Uncovering Curiosities: Francesco Rossi’s HANDS OVER THE CITY (Le Mani Sulla Città)

Hands Over The City (Le mani sulla città) is a superb drama which sheds light on the political machinations on a post-war Italy. Rod Steiger plays Edoardo Nottola, an Italian business man with a lust for power, money and land. However, his schemes start to crumble when the collapse of a building in Naples causes an inquiry into the the city’s land development.

Francesco Rossi’s 1963 film doesn’t pull any punches in how it perceives the bureaucracy of the Italian government. The inquiry at the centre of Hands Over The City verges on farce, with one department within the administration being oblivious to what the other is doing. The administrative circus is reminiscent of the mob mentality within Tom Wolfe’s The Bonfire Of The Vanities – everyone wants to be seen to be helping the unfortunate, but they’re only looking out for themselves. This showed that the greed is good frame of mind existed decades before Gordon Gecko took his first step down Wall Street.
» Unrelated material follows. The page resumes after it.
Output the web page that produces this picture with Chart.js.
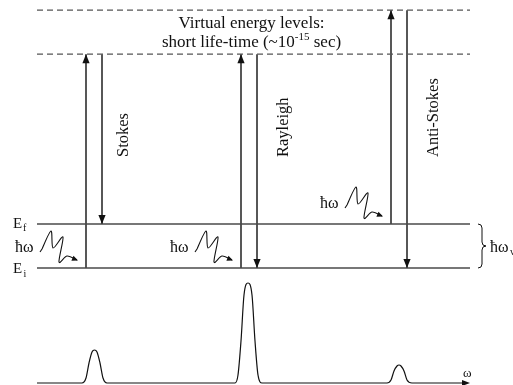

From Mussolini to Silvio Berlusconi, Italian politics has always been filled with characters who totter on the brink of parody – and the bureaucrats in Hands Over The City are no different.

Rod Steiger’s performance here strikes the right balance between powerhouse and introspective. He could have showboated here, playing-up the bullying businessman aspect of the role, but it’s really the quite moments which make this performance work. Steiger was always a strong actor and it’s a shame that he was never given the credit he deserved while he was alive (he died in 2001). He’s almost a footnote actor, mentioned in passing when we discuss the likes of Marlon Brando. Maybe it’s time to reevaluate Steiger’s career.
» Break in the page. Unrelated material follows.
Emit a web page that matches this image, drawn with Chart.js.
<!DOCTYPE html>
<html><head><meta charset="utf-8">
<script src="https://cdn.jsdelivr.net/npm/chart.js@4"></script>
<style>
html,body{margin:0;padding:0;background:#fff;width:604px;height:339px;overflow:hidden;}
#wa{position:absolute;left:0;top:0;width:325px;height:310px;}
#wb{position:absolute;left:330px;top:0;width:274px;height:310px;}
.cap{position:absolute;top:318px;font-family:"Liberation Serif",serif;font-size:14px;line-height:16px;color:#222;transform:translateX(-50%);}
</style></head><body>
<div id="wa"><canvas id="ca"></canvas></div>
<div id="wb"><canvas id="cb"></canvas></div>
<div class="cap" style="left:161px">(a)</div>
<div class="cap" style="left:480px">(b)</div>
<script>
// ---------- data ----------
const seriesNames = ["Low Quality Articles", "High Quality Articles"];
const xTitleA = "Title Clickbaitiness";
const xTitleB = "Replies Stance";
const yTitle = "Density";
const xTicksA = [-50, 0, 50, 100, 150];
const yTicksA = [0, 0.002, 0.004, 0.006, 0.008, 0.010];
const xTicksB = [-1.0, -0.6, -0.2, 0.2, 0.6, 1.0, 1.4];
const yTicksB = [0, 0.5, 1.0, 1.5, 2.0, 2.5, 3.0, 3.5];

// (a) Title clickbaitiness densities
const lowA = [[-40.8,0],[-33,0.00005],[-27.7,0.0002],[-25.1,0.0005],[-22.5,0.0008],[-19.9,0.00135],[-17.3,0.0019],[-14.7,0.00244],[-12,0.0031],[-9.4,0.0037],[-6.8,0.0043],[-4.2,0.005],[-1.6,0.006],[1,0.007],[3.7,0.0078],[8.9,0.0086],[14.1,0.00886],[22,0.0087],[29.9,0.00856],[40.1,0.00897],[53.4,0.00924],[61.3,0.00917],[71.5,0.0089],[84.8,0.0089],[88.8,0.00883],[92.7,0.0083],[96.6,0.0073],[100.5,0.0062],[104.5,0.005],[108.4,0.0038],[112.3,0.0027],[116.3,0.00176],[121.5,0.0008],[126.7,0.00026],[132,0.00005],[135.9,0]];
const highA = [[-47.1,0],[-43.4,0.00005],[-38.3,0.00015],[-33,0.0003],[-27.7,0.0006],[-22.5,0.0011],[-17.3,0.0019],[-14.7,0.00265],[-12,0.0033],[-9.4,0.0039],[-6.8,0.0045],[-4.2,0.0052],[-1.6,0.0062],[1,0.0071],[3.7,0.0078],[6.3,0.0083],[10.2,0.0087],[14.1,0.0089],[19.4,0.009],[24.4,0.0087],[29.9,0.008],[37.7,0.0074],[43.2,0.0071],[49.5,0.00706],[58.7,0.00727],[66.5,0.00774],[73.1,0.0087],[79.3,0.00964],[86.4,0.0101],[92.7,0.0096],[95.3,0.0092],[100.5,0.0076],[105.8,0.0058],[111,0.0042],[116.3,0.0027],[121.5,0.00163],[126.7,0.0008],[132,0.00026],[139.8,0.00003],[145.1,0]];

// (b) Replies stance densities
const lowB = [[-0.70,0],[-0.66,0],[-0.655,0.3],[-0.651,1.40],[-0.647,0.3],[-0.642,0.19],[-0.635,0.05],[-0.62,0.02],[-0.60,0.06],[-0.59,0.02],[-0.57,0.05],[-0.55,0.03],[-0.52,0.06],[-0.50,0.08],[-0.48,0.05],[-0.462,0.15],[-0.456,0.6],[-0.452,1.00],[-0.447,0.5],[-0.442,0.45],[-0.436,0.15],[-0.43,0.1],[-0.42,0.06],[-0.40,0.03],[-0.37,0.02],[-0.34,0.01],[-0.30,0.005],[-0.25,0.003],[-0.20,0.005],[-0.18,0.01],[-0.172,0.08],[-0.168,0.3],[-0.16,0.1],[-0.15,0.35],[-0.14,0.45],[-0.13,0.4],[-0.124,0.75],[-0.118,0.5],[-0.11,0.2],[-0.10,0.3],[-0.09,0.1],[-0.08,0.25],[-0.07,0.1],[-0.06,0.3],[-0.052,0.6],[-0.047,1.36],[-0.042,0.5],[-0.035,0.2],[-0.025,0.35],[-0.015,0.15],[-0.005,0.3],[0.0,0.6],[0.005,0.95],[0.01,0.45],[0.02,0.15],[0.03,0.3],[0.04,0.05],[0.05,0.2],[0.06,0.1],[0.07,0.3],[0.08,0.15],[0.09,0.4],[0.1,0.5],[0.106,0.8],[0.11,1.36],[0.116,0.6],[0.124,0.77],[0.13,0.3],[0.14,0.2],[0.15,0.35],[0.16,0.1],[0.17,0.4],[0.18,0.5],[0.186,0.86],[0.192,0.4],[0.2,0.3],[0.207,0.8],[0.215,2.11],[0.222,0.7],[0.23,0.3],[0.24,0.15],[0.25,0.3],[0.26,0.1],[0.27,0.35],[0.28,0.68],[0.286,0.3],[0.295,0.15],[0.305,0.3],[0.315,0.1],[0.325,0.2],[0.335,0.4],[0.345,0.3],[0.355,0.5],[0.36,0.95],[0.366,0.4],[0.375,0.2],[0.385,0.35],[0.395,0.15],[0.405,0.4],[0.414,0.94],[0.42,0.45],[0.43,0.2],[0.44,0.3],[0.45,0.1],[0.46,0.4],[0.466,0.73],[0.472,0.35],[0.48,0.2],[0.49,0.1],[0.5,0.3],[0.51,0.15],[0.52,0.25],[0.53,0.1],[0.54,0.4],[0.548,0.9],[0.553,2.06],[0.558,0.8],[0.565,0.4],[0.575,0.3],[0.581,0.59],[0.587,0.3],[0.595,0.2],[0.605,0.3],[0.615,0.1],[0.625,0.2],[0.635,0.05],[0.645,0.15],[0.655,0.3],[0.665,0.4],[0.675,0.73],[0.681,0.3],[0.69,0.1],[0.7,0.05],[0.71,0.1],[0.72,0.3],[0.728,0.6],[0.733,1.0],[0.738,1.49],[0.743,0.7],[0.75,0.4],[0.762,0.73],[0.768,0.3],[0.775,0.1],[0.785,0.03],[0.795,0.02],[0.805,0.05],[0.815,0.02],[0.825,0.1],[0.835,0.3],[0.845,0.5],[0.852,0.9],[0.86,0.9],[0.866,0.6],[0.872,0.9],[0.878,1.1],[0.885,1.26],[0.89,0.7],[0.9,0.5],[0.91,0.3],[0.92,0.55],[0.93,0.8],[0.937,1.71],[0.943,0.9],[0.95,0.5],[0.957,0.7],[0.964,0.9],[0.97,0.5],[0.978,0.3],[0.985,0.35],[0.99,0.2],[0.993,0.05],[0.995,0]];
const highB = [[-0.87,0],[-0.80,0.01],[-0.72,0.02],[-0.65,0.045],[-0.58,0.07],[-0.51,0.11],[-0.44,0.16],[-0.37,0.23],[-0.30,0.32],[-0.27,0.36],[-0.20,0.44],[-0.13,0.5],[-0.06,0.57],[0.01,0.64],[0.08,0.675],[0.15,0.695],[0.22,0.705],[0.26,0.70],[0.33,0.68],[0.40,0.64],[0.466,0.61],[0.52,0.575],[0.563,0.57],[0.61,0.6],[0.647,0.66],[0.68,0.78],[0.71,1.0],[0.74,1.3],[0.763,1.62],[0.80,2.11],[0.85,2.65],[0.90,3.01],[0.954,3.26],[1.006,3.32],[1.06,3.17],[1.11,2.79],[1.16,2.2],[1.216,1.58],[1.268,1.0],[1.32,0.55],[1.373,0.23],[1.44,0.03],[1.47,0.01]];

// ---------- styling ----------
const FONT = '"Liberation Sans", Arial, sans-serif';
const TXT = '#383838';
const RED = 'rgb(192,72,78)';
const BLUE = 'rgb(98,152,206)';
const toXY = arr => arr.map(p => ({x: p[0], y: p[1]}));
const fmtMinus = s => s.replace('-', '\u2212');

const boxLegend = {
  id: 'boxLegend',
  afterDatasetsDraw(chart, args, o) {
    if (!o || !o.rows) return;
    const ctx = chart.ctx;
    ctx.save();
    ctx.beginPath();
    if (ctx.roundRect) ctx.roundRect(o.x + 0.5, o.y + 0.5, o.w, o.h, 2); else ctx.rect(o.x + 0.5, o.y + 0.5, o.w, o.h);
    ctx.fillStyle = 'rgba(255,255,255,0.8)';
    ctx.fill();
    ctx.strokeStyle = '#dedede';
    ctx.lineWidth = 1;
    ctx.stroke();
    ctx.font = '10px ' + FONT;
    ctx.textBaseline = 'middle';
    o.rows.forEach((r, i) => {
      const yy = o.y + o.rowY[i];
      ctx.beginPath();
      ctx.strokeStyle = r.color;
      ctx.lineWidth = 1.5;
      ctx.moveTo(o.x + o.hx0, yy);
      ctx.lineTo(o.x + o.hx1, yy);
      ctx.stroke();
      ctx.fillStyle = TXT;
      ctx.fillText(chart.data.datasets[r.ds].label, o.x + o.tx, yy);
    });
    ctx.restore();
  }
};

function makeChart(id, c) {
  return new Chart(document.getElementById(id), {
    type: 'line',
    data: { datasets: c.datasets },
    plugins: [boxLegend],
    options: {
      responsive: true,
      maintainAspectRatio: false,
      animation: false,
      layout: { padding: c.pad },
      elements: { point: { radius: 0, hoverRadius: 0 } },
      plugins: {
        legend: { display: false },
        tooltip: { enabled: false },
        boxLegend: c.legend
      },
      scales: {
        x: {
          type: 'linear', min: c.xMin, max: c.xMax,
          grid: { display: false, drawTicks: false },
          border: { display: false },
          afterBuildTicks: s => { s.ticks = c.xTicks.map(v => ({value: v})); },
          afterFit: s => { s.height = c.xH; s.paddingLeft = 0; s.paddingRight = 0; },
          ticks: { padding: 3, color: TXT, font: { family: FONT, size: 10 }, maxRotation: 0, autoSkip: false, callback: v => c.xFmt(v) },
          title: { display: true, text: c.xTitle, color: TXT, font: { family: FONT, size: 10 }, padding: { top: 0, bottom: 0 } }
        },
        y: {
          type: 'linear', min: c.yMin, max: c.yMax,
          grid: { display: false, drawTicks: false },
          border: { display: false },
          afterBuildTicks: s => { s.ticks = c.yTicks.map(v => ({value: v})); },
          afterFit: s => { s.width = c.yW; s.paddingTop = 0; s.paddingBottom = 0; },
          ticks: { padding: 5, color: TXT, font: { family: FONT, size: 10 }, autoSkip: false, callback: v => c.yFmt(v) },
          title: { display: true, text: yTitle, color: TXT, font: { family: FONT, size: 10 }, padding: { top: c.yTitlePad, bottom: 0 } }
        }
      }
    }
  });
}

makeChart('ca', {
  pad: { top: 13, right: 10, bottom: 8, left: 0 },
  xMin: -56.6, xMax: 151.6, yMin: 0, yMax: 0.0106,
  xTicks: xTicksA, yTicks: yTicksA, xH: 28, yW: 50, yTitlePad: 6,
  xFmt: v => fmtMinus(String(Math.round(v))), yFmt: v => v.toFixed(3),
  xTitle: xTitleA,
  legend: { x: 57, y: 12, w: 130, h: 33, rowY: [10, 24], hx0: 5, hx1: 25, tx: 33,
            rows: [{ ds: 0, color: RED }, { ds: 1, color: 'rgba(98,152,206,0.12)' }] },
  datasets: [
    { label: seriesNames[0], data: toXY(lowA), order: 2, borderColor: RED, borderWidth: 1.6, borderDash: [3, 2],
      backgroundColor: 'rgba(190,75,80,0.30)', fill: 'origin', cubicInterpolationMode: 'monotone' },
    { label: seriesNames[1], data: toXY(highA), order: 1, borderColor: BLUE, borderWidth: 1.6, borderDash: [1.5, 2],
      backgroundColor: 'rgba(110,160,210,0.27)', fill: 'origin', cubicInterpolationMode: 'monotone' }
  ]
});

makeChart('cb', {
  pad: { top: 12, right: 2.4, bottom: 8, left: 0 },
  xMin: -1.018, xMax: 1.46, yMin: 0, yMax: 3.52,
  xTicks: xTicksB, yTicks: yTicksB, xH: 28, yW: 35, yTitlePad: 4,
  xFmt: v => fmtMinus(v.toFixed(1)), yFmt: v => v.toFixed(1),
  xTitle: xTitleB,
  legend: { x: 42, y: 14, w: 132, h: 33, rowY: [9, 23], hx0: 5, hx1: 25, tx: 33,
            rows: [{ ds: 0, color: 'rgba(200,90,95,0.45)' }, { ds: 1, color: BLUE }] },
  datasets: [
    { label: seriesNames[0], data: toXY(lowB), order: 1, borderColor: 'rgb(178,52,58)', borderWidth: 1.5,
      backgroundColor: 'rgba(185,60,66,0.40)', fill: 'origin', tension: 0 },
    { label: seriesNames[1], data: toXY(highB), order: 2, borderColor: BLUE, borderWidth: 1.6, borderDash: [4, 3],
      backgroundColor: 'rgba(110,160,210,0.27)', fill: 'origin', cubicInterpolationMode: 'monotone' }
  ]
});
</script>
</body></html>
This remastered Masters of Cinema blu-ray helps to highlight Hand Over The City’s great cinematography – Naples has never looked so ugly! Rossi uses the concrete jungle to deliver a view of Italy which is far from glamorous. The stark black and white photography perfectly captures the ramped-up industrialisation of post-war Italy, as the country moved into the latter half of the 20th Century. This is definitely not a way of attracting tourists to a country that features such great beauty.

Hands Over The City is a weighty film with a few scattered sardonic laughs. Francesco Rossi’s production doesn’t try to gloss over Italy’s political corruption, it holds a magnifying glass to it, showing its every flaw. This is a political drama which feels as fresh and relevant today as it would have done in 1963 – and that’s the power of great cinema.